A couple of months ago there was a formal dance at church and my daughters had been looking at dresses on the Internet. My oldest daughter, Sarah, is more of a hoodie/hair in a pony tail/no make-up kind of girl and hadn't shown much interest in going to the dance and even less interest in finding a dress. So, I was very surprised when she had printed out a copy of a dress she'd found and left it by the computer. Being an expert in teenage code, I interpreted this to mean, "Mom, I found this awesome dress, I just love it, see what you think!" I asked her if she wanted the dress and she said grunted. She definitely liked it, so I went ahead and ordered it.
The night of the dance was a mix of emotions. The girls were beautiful. That was the problem--Sarah had dusted off her contacts, dug out her make-up and curled her hair. I started having trouble breathing, is this what a panic attack feels like? I could just picture the guys noticing them, probably for the first time. Sarah didn't have on her baggy hoodie and she actually had a nice figure (when did that happen). I needed to remember to buy more hoodies...

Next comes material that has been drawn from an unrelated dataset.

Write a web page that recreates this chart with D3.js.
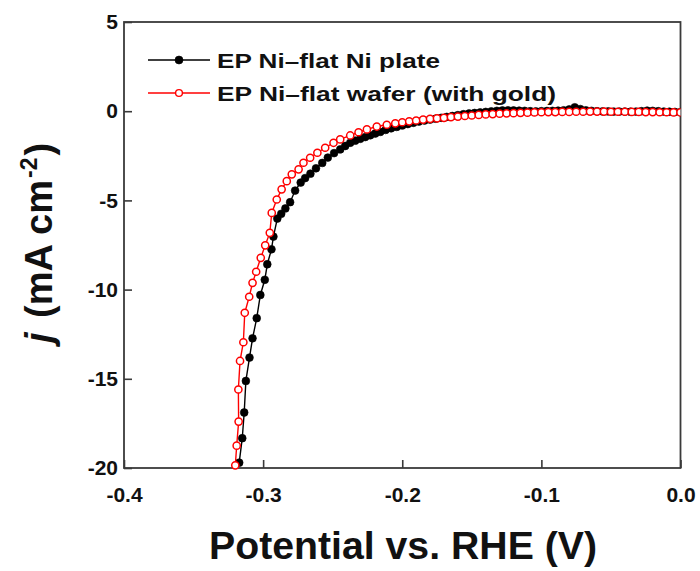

Heather who is only 15 years old, had her make-up done by Miss West Virginia at a spa. When I'd gone to pick her up I hadn't even recognized her. She looked like she was 20 years old and was gorgeous. Yes, I was definitely feeling some chest pains. Miss West Virginia asked if we wanted to stay and have Heather learn how to put the make-up on herself? No, I didn't want Heather to know how to look that good on a regular basis. It was better if she looked 15, it was safer that way. I wondered if it would be rude to have her wash her face before we left? As we left I did realize that I was feeling a tad paranoid--did the men in the elevator know it was probably illegal to even look at my daughter? I was thinking I needed some medication to calm down or maybe a gun. Yes, a gun.
So, you see my problem. I finally understood what was meant about dangling pearls before swine. My daughters are more precious than pearls and I want to keep them safe. (Actually, I want to lock them in a closet and not let them go to the dance or anywhere else for that matter. I know it sounds cruel, I will find a large closet...)I also want them to go to the dance and have fun.
After several deep breaths, we left for the dance as I reminded myself that they are smart girls and were capable of making their own decisions. And one last thing, I'm sending around a petition for legalizing arranged marriages if you want to sign...
1 comment:
sign me up! I'm going to have a 12 year old next month and I don't think I can handle all the madness that comes with older teens!